# start of Data extract

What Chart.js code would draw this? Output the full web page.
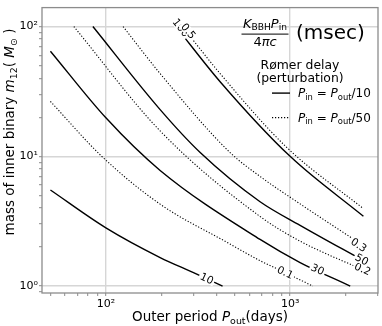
<!DOCTYPE html>
<html>
<head>
<meta charset="utf-8">
<script src="https://cdn.jsdelivr.net/npm/chart.js@4.4.1/dist/chart.umd.min.js"></script>
<style>
  html, body { margin: 0; padding: 0; background: #fff; }
  canvas { display: block; }
</style>
</head>
<body>
<canvas id="delayChart" width="382" height="326"></canvas>
<script>
// contours of K_BBH*P_in/(4 pi c) in msec
// x = outer period (days), y = inner binary mass (Msun)

// solid: P_in = P_out/10
const pOut10 = [50, 100, 197, 299, 430];
const mass10 = [5.5, 2.81, 1.66, 1.27, 1.0];
const pOut30 = [50, 100, 197, 687, 1133, 2120];
const mass30 = [64.6, 19.8, 7.79, 2.29, 1.52, 1.0];
const pOut50 = [85, 197, 325, 687, 1133, 2500];
const mass50 = [100, 22.9, 10.7, 4.47, 2.94, 1.57];
const pOut100 = [240, 417, 1000, 2500];
const mass100 = [100, 37.6, 10, 3.45];

// dotted: P_in = P_out/50
const pOut01 = [50, 95, 197, 453, 687, 940, 1330];
const mass01 = [26.5, 10, 4.28, 2.18, 1.57, 1.27, 1.0];
const pOut02 = [67, 197, 687, 1133, 2500];
const mass02 = [100, 15.7, 3.44, 2.22, 1.33];
const pOut03 = [124, 197, 472, 687, 1133, 2500];
const mass03 = [100, 43.4, 10.7, 7.0, 4.3, 2.05];
const pOut05 = [260, 417, 960, 2500];
const mass05 = [100, 43.4, 11.7, 3.95];

// inline contour labels (text, P_out, m12)
const labelText = ['10', '0.1', '30', '0.2', '50', '0.3', '100', '0.5'];
const labelP = [353, 940, 1409, 2472, 2449, 2355, 255, 280];
const labelM = [1.14, 1.27, 1.34, 1.35, 1.60, 2.07, 97.9, 92.1];

// tick positions
const xTicks = [50, 60, 70, 80, 90, 100, 200, 300, 400, 500, 600, 700, 800, 900, 1000, 2000, 3000];
const yTicks = [0.9, 1, 2, 3, 4, 5, 6, 7, 8, 9, 10, 20, 30, 40, 50, 60, 70, 80, 90, 100];

const FONT = '"DejaVu Sans", "Liberation Sans", sans-serif';
Chart.defaults.font.family = FONT;
Chart.defaults.color = '#000';

const isDecade = v => Math.abs(Math.log10(v) - Math.round(Math.log10(v))) < 1e-9;
const sup = { '0': '\u2070', '1': '\u00b9', '2': '\u00b2', '3': '\u00b3' };
const decadeLabel = v => isDecade(v) ? '10' + sup[String(Math.round(Math.log10(v)))] : '';

function pts(xs, ys) {
  return xs.map((x, i) => ({ x: x, y: ys[i] }));
}

function solid(label, xs, ys) {
  return { label, data: pts(xs, ys), borderColor: '#000', borderWidth: 1.4, cubicInterpolationMode: 'monotone' };
}
function dotted(label, xs, ys) {
  return { label, data: pts(xs, ys), borderColor: '#000', borderWidth: 1.1, borderDash: [1.2, 1.8], cubicInterpolationMode: 'monotone' };
}

// mixed text: [text, kind] with kind '' | 'i' (italic) | 'sub'
function drawRich(ctx, parts, x, y, size, align) {
  const fontFor = k => (k === 'i' ? 'italic ' : '') + (k === 'sub' ? size * 0.7 : size) + 'px ' + FONT;
  let w = 0;
  parts.forEach(([t, k]) => { ctx.font = fontFor(k); w += ctx.measureText(t).width; });
  let cx = align === 'center' ? x - w / 2 : (align === 'right' ? x - w : x);
  ctx.textAlign = 'left';
  ctx.textBaseline = 'alphabetic';
  parts.forEach(([t, k]) => {
    ctx.font = fontFor(k);
    ctx.fillText(t, cx, k === 'sub' ? y + size * 0.22 : y);
    cx += ctx.measureText(t).width;
  });
  return w;
}

function segAngle(meta, px, py) {
  const p = meta.data;
  let best = 0, bd = Infinity;
  for (let i = 0; i < p.length - 1; i++) {
    const ax = p[i].x, ay = p[i].y, bx = p[i + 1].x, by = p[i + 1].y;
    const dx = bx - ax, dy = by - ay;
    let t = ((px - ax) * dx + (py - ay) * dy) / (dx * dx + dy * dy);
    t = Math.max(0, Math.min(1, t));
    const d = (ax + t * dx - px) ** 2 + (ay + t * dy - py) ** 2;
    if (d < bd) { bd = d; best = i; }
  }
  return Math.atan2(p[best + 1].y - p[best].y, p[best + 1].x - p[best].x);
}

const decorations = {
  id: 'decorations',
  afterDatasetsDraw(chart) {
    const { ctx, chartArea: a, scales } = chart;

    // inline contour labels
    ctx.save();
    ctx.font = '10.5px ' + FONT;
    labelText.forEach((txt, i) => {
      const px = scales.x.getPixelForValue(labelP[i]);
      const py = scales.y.getPixelForValue(labelM[i]);
      const ds = chart.data.datasets.findIndex(d => d.label === txt);
      const ang = segAngle(chart.getDatasetMeta(ds), px, py);
      const w = ctx.measureText(txt).width;
      ctx.save();
      ctx.translate(px, py);
      ctx.rotate(ang);
      ctx.fillStyle = '#fff';
      ctx.fillRect(-w / 2 - 1.5, -4.5, w + 3, 9);
      ctx.fillStyle = '#000';
      ctx.textAlign = 'center';
      ctx.textBaseline = 'middle';
      ctx.fillText(txt, 0, 0.5);
      ctx.restore();
    });
    ctx.restore();

    // frame
    ctx.save();
    ctx.strokeStyle = '#8c8c8c';
    ctx.lineWidth = 1.3;
    ctx.strokeRect(a.left, a.top, a.right - a.left, a.bottom - a.top);
    ctx.restore();
  },
  afterDraw(chart) {
    const { ctx, chartArea: a } = chart;
    ctx.save();
    ctx.fillStyle = '#000';

    // axis titles
    drawRich(ctx, [['Outer period ', ''], ['P', 'i'], ['out', 'sub'], ['(days)', '']],
      (a.left + a.right) / 2, 321, 13.5, 'center');
    ctx.save();
    ctx.translate(14, 132);
    ctx.rotate(-Math.PI / 2);
    drawRich(ctx, [['mass of inner binary ', ''], ['m', 'i'], ['12', 'sub'], ['( ', ''], ['M', 'i'], ['\u2299', 'sub'], [' )', '']],
      0, 0, 13.5, 'center');
    ctx.restore();

    // legend title: fraction + (msec)
    const fx = a.right - 113;
    drawRich(ctx, [['K', 'i'], ['BBH', 'sub'], ['P', 'i'], ['in', 'sub']], fx, a.top + 20, 13, 'center');
    ctx.fillRect(fx - 23.5, a.top + 26, 47, 1);
    drawRich(ctx, [['4', ''], ['\u03c0c', 'i']], fx, a.top + 38, 13, 'center');
    drawRich(ctx, [['(msec)', '']], a.right - 82, a.top + 31, 20, 'left');

    drawRich(ctx, [['R\u00f8mer delay', '']], a.right - 78, a.top + 61, 12.4, 'center');
    drawRich(ctx, [['(perturbation)', '']], a.right - 78, a.top + 74, 12.4, 'center');

    // legend entries
    const hx0 = a.right - 106, hx1 = a.right - 88;
    ctx.strokeStyle = '#000';
    ctx.lineWidth = 1.4;
    ctx.beginPath();
    ctx.moveTo(hx0, a.top + 85.5);
    ctx.lineTo(hx1, a.top + 85.5);
    ctx.stroke();
    ctx.lineWidth = 1.1;
    ctx.setLineDash([1.2, 1.8]);
    ctx.beginPath();
    ctx.moveTo(hx0, a.top + 110);
    ctx.lineTo(hx1, a.top + 110);
    ctx.stroke();
    ctx.setLineDash([]);
    drawRich(ctx, [['P', 'i'], ['in', 'sub'], [' = ', ''], ['P', 'i'], ['out', 'sub'], ['/10', '']], a.right - 80, a.top + 89.5, 12, 'left');
    drawRich(ctx, [['P', 'i'], ['in', 'sub'], [' = ', ''], ['P', 'i'], ['out', 'sub'], ['/50', '']], a.right - 80, a.top + 114, 12, 'left');
    ctx.restore();
  }
};

const gridColor = ctx => (ctx.tick && isDecade(ctx.tick.value)) ? '#d6d6d6' : 'rgba(0,0,0,0)';

new Chart(document.getElementById('delayChart'), {
  type: 'line',
  data: {
    datasets: [
      solid('10', pOut10, mass10),
      solid('30', pOut30, mass30),
      solid('50', pOut50, mass50),
      solid('100', pOut100, mass100),
      dotted('0.1', pOut01, mass01),
      dotted('0.2', pOut02, mass02),
      dotted('0.3', pOut03, mass03),
      dotted('0.5', pOut05, mass05)
    ]
  },
  options: {
    responsive: false,
    animation: false,
    layout: { padding: { top: 3, right: 4, left: 0, bottom: 0 } },
    elements: { point: { radius: 0 } },
    plugins: { legend: { display: false }, tooltip: { enabled: false } },
    scales: {
      x: {
        type: 'logarithmic',
        min: 45,
        max: 3000,
        afterBuildTicks: s => { s.ticks = xTicks.map(v => ({ value: v })); },
        afterFit: s => { s.height = 33; },
        ticks: { autoSkip: false, maxRotation: 0, padding: 2, font: { size: 11 }, callback: v => decadeLabel(v) },
        grid: { color: gridColor, lineWidth: 1.4, tickColor: '#8c8c8c', tickLength: 3, tickWidth: 1 },
        border: { display: false }
      },
      y: {
        type: 'logarithmic',
        min: 0.885,
        max: 140,
        afterBuildTicks: s => { s.ticks = yTicks.map(v => ({ value: v })); },
        afterFit: s => { s.width = 42; },
        ticks: { autoSkip: false, padding: 1, font: { size: 11 }, callback: v => decadeLabel(v) },
        grid: { color: gridColor, lineWidth: 1.4, tickColor: '#8c8c8c', tickLength: 3, tickWidth: 1 },
        border: { display: false }
      }
    }
  },
  plugins: [decorations]
});
</script>
</body>
</html>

# end of Data extract

Starting at the first line of the material, output exactly the lines up to and including the one with "binary mass (Msun)". Do not include the pictures.

What Chart.js code would draw this? Output the full web page.
<!DOCTYPE html>
<html>
<head>
<meta charset="utf-8">
<script src="https://cdn.jsdelivr.net/npm/chart.js@4.4.1/dist/chart.umd.min.js"></script>
<style>
  html, body { margin: 0; padding: 0; background: #fff; }
  canvas { display: block; }
</style>
</head>
<body>
<canvas id="delayChart" width="382" height="326"></canvas>
<script>
// contours of K_BBH*P_in/(4 pi c) in msec
// x = outer period (days), y = inner binary mass (Msun)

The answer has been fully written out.